§ **Task objective**
Without the pictures, return all of the material exactly as written.
-------
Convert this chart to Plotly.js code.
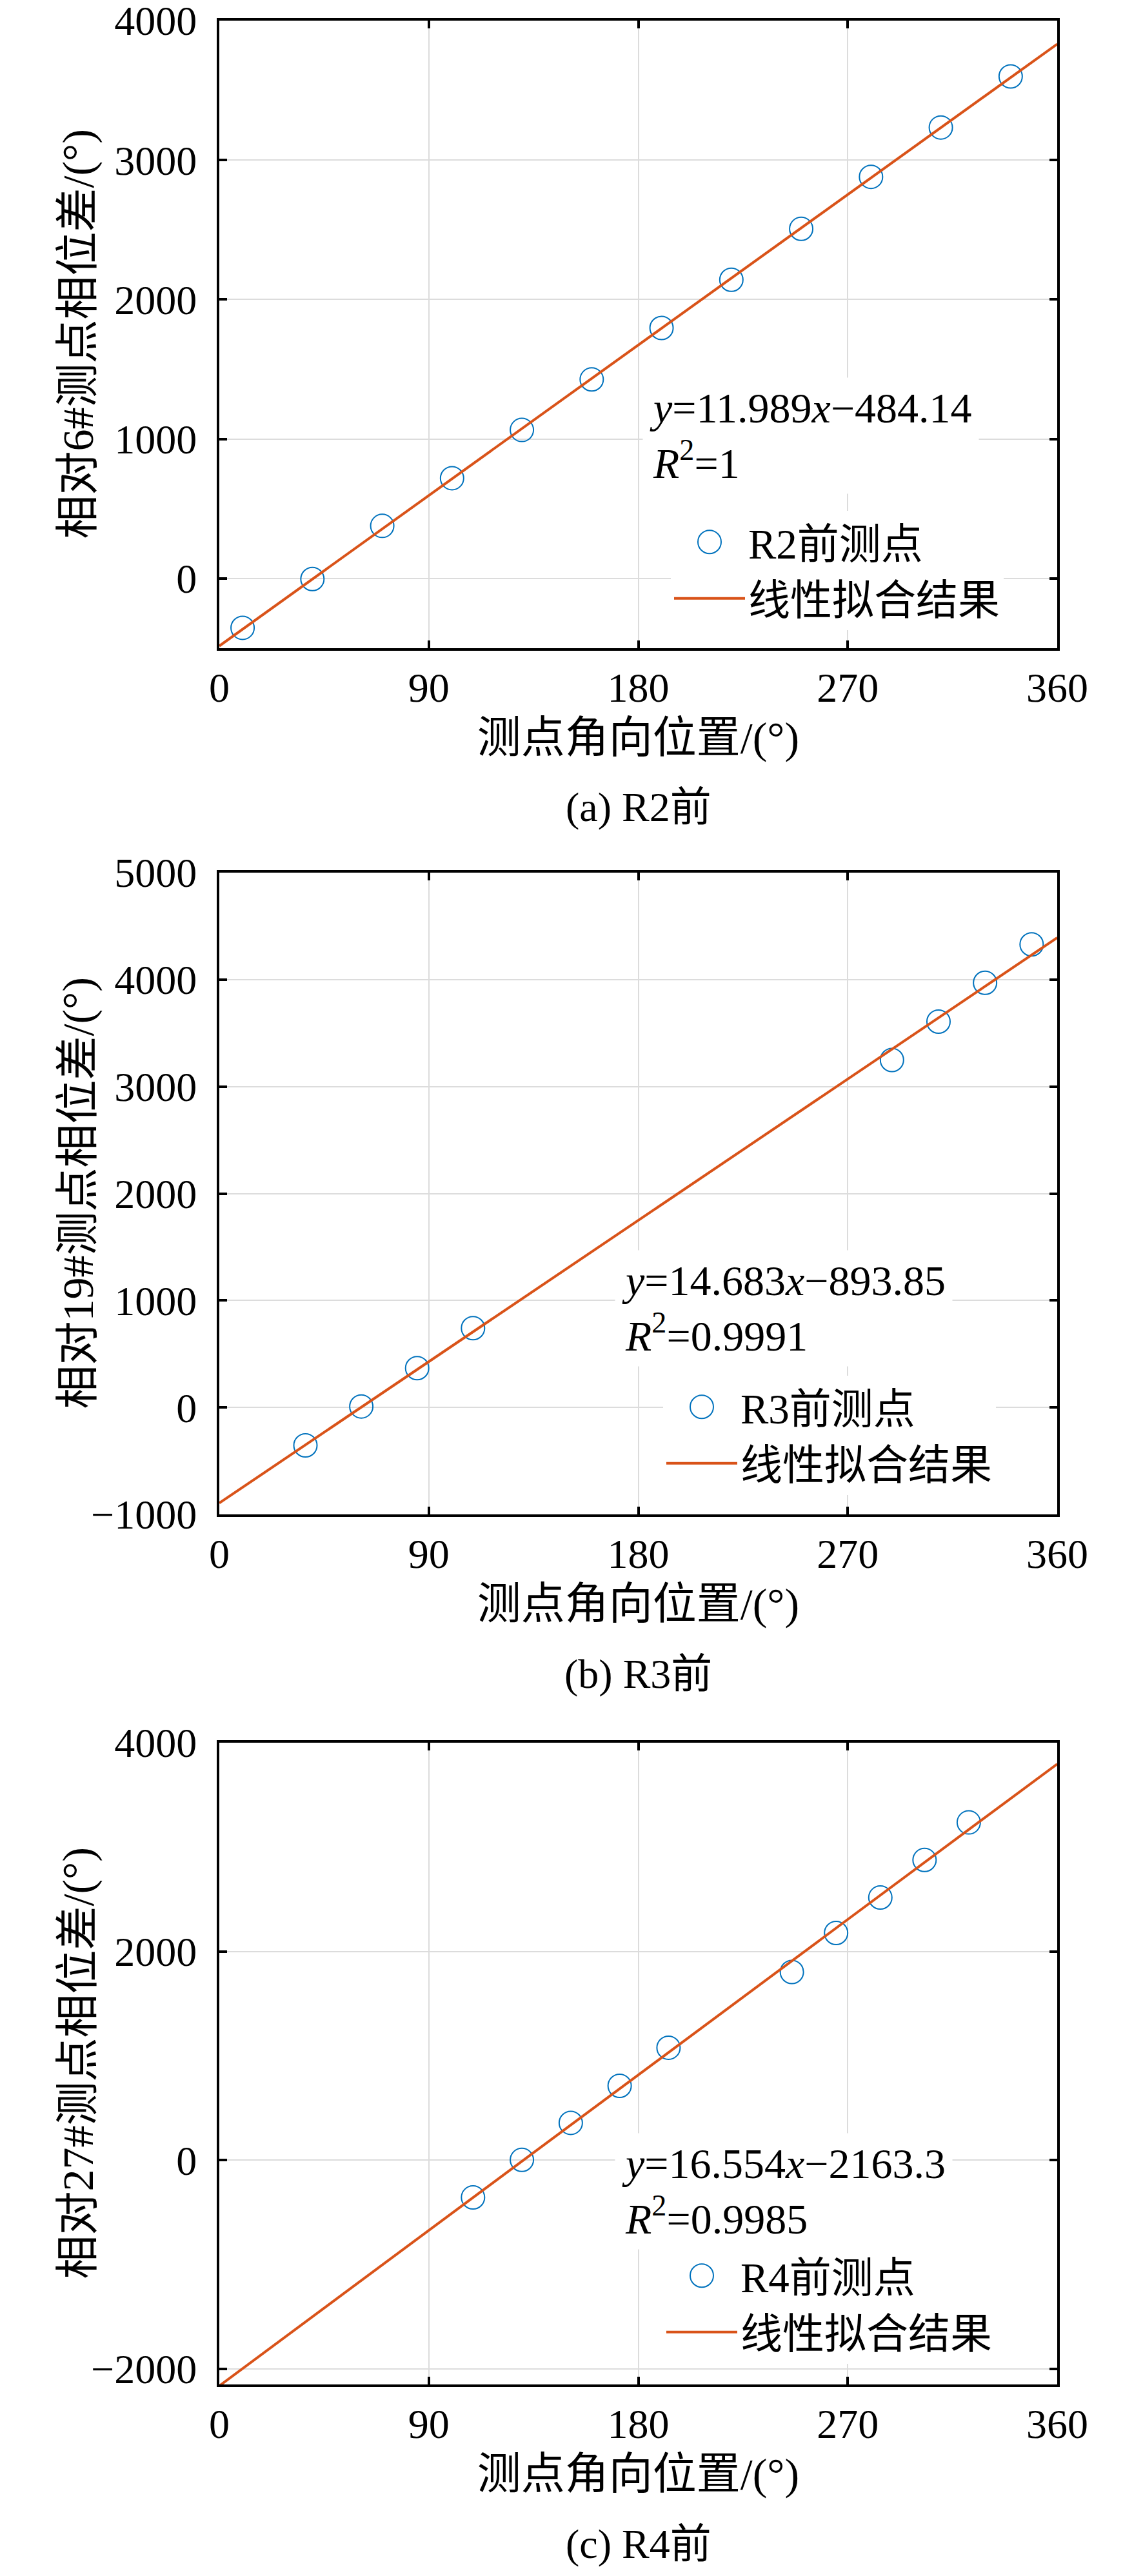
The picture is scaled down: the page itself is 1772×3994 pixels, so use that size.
<!DOCTYPE html>
<html>
<head>
<meta charset="utf-8">
<script src="https://cdn.plot.ly/plotly-3.0.1.min.js"></script>
<style>
  html, body { margin: 0; padding: 0; background: #fff; }
  #chart { width: 1772px; height: 3994px; }
</style>
</head>
<body>
<div id="chart"></div>
<script>
const xR2 = [10, 40, 70, 100, 130, 160, 190, 220, 250, 280, 310, 340];
const yR2 = [-354, -4, 377, 719, 1065, 1427, 1796, 2142, 2507, 2880, 3234, 3600];

const xR3 = [37, 61, 85, 109, 289, 309, 329, 349];
const yR3 = [-355, 9, 367, 741, 3248, 3607, 3970, 4329];

const xR4 = [109, 130, 151, 172, 193, 246, 265, 284, 303, 322];
const yR4 = [-358, 2, 357, 712, 1077, 1803, 2177, 2516, 2876, 3236];

// fitted lines, ends at 0 and 360 deg
const fitX = [0, 360];
const fitR2 = [-484.14, 3831.9];
const fitR3 = [-893.85, 4392.0];
const fitR4 = [-2163.3, 3796.1];

const xTicks = [0, 90, 180, 270, 360];
const yTicksA = [0, 1000, 2000, 3000, 4000];
const yTicksB = [-1000, 0, 1000, 2000, 3000, 4000, 5000];
const yTicksC = [-2000, 0, 2000, 4000];

const ptNames = ["R2前测点", "R3前测点", "R4前测点"];
const fitName = "线性拟合结果";
const yTitles = ["相对6#测点相位差/(°)", "相对19#测点相位差/(°)", "相对27#测点相位差/(°)"];
const xTitle = "测点角向位置/(°)";
const captions = ["(a) R2前", "(b) R3前", "(c) R4前"];
const equations = [
    "<i>y</i>=11.989<i>x</i>−484.14<br><i>R</i><sup>2</sup>=1",
    "<i>y</i>=14.683<i>x</i>−893.85<br><i>R</i><sup>2</sup>=0.9991",
    "<i>y</i>=16.554<i>x</i>−2163.3<br><i>R</i><sup>2</sup>=0.9985"
];

const W = 1772, H = 3994;
const FONT = "'Liberation Serif', 'Noto Sans CJK SC', serif";
const BLUE = "#0072BD", ORANGE = "#D95319";

// panel boxes in pixels: [top, bottom]
const panels = [[32, 1005], [1353, 2348], [2702, 3697]];
const xDom = [340 / W, 1639 / W];
const yRanges = [[-500, 4000], [-1000, 5000], [-2150, 4000]];
const yTickSets = [yTicksA, yTicksB, yTicksC];

const px = v => v / W;
const py = v => 1 - v / H;

const dataSets = [[xR2, yR2, fitR2], [xR3, yR3, fitR3], [xR4, yR4, fitR4]];

let traces = [];
let layout = {
    width: W, height: H,
    margin: {l: 0, r: 0, t: 0, b: 0},
    paper_bgcolor: "#fff",
    plot_bgcolor: "#fff",
    font: {family: FONT, size: 64, color: "#000"},
    showlegend: true,
    annotations: []
};

// legend / equation placement per panel (pixels)
const legendBox = [[1040, 884], [1028, 2225], [1028, 3572]];
const eqPos = [[996, 675], [953, 2028], [953, 3397]];

dataSets.forEach((d, i) => {
    const n = i === 0 ? "" : String(i + 1);
    const lg = "legend" + n;
    traces.push({
        x: d[0], y: d[1],
        xaxis: "x" + n, yaxis: "y" + n,
        mode: "markers", type: "scatter",
        name: ptNames[i], legend: lg,
        marker: {symbol: "circle-open", size: 36, color: BLUE, line: {width: 2, color: BLUE}}
    });
    traces.push({
        x: fitX, y: d[2],
        xaxis: "x" + n, yaxis: "y" + n,
        mode: "lines", type: "scatter",
        name: fitName, legend: lg,
        line: {color: ORANGE, width: 4}
    });

    const common = {
        showline: true, linecolor: "#000", linewidth: 4, mirror: "ticks",
        ticks: "inside", ticklen: 12, tickwidth: 4, tickcolor: "#000",
        showgrid: true, gridcolor: "#dcdcdc", gridwidth: 2,
        zeroline: false, automargin: false,
        ticklabeloverflow: "allow",
        tickfont: {family: FONT, size: 64, color: "#000"}
    };
    layout["xaxis" + n] = Object.assign({}, common, {
        domain: xDom, anchor: "y" + n,
        range: [0, 360], tickmode: "array", tickvals: xTicks,
        ticklabelstandoff: 2,
        title: {text: xTitle, font: {family: FONT, size: 68}, standoff: 20}
    });
    layout["yaxis" + n] = Object.assign({}, common, {
        domain: [py(panels[i][1]), py(panels[i][0])], anchor: "x" + n,
        range: yRanges[i], tickmode: "array", tickvals: yTickSets[i],
        tickformat: "d",
        ticklabelstandoff: 18
    });

    // y title as rotated text, all three sit on the same column
    layout.annotations.push({
        xref: "paper", yref: "paper",
        x: px(120), y: py((panels[i][0] + panels[i][1]) / 2),
        xanchor: "center", yanchor: "middle", textangle: -90,
        showarrow: false,
        text: yTitles[i],
        font: {family: FONT, size: 68, color: "#000"}
    });

    layout[lg] = {
        x: px(legendBox[i][0]), y: py(legendBox[i][1]),
        xanchor: "left", yanchor: "middle",
        bgcolor: "#fff", borderwidth: 0,
        itemwidth: 110,
        font: {family: FONT, size: 65, color: "#000"},
        traceorder: "normal"
    };

    layout.annotations.push({
        xref: "paper", yref: "paper",
        x: px(eqPos[i][0]), y: py(eqPos[i][1]),
        xanchor: "left", yanchor: "middle", align: "left",
        showarrow: false, bgcolor: "#fff", borderpad: 10,
        text: equations[i],
        font: {family: FONT, size: 66, color: "#000"}
    });
    layout.annotations.push({
        xref: "paper", yref: "paper",
        x: 0.5 * (xDom[0] + xDom[1]), y: py(panels[i][1] + 247),
        xanchor: "center", yanchor: "middle",
        showarrow: false,
        text: captions[i],
        font: {family: FONT, size: 64, color: "#000"}
    });
});

Plotly.newPlot("chart", traces, layout, {staticPlot: true}).then(() => {
    // legend markers are capped at 16px by plotly, enlarge them to match the plot
    document.querySelectorAll(".infolayer path.scatterpts").forEach(p => {
        p.setAttribute("d", "M18,0A18,18 0 1,1 0,-18A18,18 0 0,1 18,0Z");
        p.style.strokeWidth = "2px";
    });
});
</script>
</body>
</html>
-------
§ **Response to this exercise**
Convert this chart to Plotly.js code.
The picture is scaled down: the page itself is 1772×3994 pixels, so use that size.
<!DOCTYPE html>
<html>
<head>
<meta charset="utf-8">
<script src="https://cdn.plot.ly/plotly-3.0.1.min.js"></script>
<style>
  html, body { margin: 0; padding: 0; background: #fff; }
  #chart { width: 1772px; height: 3994px; }
</style>
</head>
<body>
<div id="chart"></div>
<script>
const xR2 = [10, 40, 70, 100, 130, 160, 190, 220, 250, 280, 310, 340];
const yR2 = [-354, -4, 377, 719, 1065, 1427, 1796, 2142, 2507, 2880, 3234, 3600];

const xR3 = [37, 61, 85, 109, 289, 309, 329, 349];
const yR3 = [-355, 9, 367, 741, 3248, 3607, 3970, 4329];

const xR4 = [109, 130, 151, 172, 193, 246, 265, 284, 303, 322];
const yR4 = [-358, 2, 357, 712, 1077, 1803, 2177, 2516, 2876, 3236];

// fitted lines, ends at 0 and 360 deg
const fitX = [0, 360];
const fitR2 = [-484.14, 3831.9];
const fitR3 = [-893.85, 4392.0];
const fitR4 = [-2163.3, 3796.1];

const xTicks = [0, 90, 180, 270, 360];
const yTicksA = [0, 1000, 2000, 3000, 4000];
const yTicksB = [-1000, 0, 1000, 2000, 3000, 4000, 5000];
const yTicksC = [-2000, 0, 2000, 4000];

const ptNames = ["R2前测点", "R3前测点", "R4前测点"];
const fitName = "线性拟合结果";
const yTitles = ["相对6#测点相位差/(°)", "相对19#测点相位差/(°)", "相对27#测点相位差/(°)"];
const xTitle = "测点角向位置/(°)";
const captions = ["(a) R2前", "(b) R3前", "(c) R4前"];
const equations = [
    "<i>y</i>=11.989<i>x</i>−484.14<br><i>R</i><sup>2</sup>=1",
    "<i>y</i>=14.683<i>x</i>−893.85<br><i>R</i><sup>2</sup>=0.9991",
    "<i>y</i>=16.554<i>x</i>−2163.3<br><i>R</i><sup>2</sup>=0.9985"
];

const W = 1772, H = 3994;
const FONT = "'Liberation Serif', 'Noto Sans CJK SC', serif";
const BLUE = "#0072BD", ORANGE = "#D95319";

// panel boxes in pixels: [top, bottom]
const panels = [[32, 1005], [1353, 2348], [2702, 3697]];
const xDom = [340 / W, 1639 / W];
const yRanges = [[-500, 4000], [-1000, 5000], [-2150, 4000]];
const yTickSets = [yTicksA, yTicksB, yTicksC];

const px = v => v / W;
const py = v => 1 - v / H;

const dataSets = [[xR2, yR2, fitR2], [xR3, yR3, fitR3], [xR4, yR4, fitR4]];

let traces = [];
let layout = {
    width: W, height: H,
    margin: {l: 0, r: 0, t: 0, b: 0},
    paper_bgcolor: "#fff",
    plot_bgcolor: "#fff",
    font: {family: FONT, size: 64, color: "#000"},
    showlegend: true,
    annotations: []
};

// legend / equation placement per panel (pixels)
const legendBox = [[1040, 884], [1028, 2225], [1028, 3572]];
const eqPos = [[996, 675], [953, 2028], [953, 3397]];

dataSets.forEach((d, i) => {
    const n = i === 0 ? "" : String(i + 1);
    const lg = "legend" + n;
    traces.push({
        x: d[0], y: d[1],
        xaxis: "x" + n, yaxis: "y" + n,
        mode: "markers", type: "scatter",
        name: ptNames[i], legend: lg,
        marker: {symbol: "circle-open", size: 36, color: BLUE, line: {width: 2, color: BLUE}}
    });
    traces.push({
        x: fitX, y: d[2],
        xaxis: "x" + n, yaxis: "y" + n,
        mode: "lines", type: "scatter",
        name: fitName, legend: lg,
        line: {color: ORANGE, width: 4}
    });

    const common = {
        showline: true, linecolor: "#000", linewidth: 4, mirror: "ticks",
        ticks: "inside", ticklen: 12, tickwidth: 4, tickcolor: "#000",
        showgrid: true, gridcolor: "#dcdcdc", gridwidth: 2,
        zeroline: false, automargin: false,
        ticklabeloverflow: "allow",
        tickfont: {family: FONT, size: 64, color: "#000"}
    };
    layout["xaxis" + n] = Object.assign({}, common, {
        domain: xDom, anchor: "y" + n,
        range: [0, 360], tickmode: "array", tickvals: xTicks,
        ticklabelstandoff: 2,
        title: {text: xTitle, font: {family: FONT, size: 68}, standoff: 20}
    });
    layout["yaxis" + n] = Object.assign({}, common, {
        domain: [py(panels[i][1]), py(panels[i][0])], anchor: "x" + n,
        range: yRanges[i], tickmode: "array", tickvals: yTickSets[i],
        tickformat: "d",
        ticklabelstandoff: 18
    });

    // y title as rotated text, all three sit on the same column
    layout.annotations.push({
        xref: "paper", yref: "paper",
        x: px(120), y: py((panels[i][0] + panels[i][1]) / 2),
        xanchor: "center", yanchor: "middle", textangle: -90,
        showarrow: false,
        text: yTitles[i],
        font: {family: FONT, size: 68, color: "#000"}
    });

    layout[lg] = {
        x: px(legendBox[i][0]), y: py(legendBox[i][1]),
        xanchor: "left", yanchor: "middle",
        bgcolor: "#fff", borderwidth: 0,
        itemwidth: 110,
        font: {family: FONT, size: 65, color: "#000"},
        traceorder: "normal"
    };

    layout.annotations.push({
        xref: "paper", yref: "paper",
        x: px(eqPos[i][0]), y: py(eqPos[i][1]),
        xanchor: "left", yanchor: "middle", align: "left",
        showarrow: false, bgcolor: "#fff", borderpad: 10,
        text: equations[i],
        font: {family: FONT, size: 66, color: "#000"}
    });
    layout.annotations.push({
        xref: "paper", yref: "paper",
        x: 0.5 * (xDom[0] + xDom[1]), y: py(panels[i][1] + 247),
        xanchor: "center", yanchor: "middle",
        showarrow: false,
        text: captions[i],
        font: {family: FONT, size: 64, color: "#000"}
    });
});

Plotly.newPlot("chart", traces, layout, {staticPlot: true}).then(() => {
    // legend markers are capped at 16px by plotly, enlarge them to match the plot
    document.querySelectorAll(".infolayer path.scatterpts").forEach(p => {
        p.setAttribute("d", "M18,0A18,18 0 1,1 0,-18A18,18 0 0,1 18,0Z");
        p.style.strokeWidth = "2px";
    });
});
</script>
</body>
</html>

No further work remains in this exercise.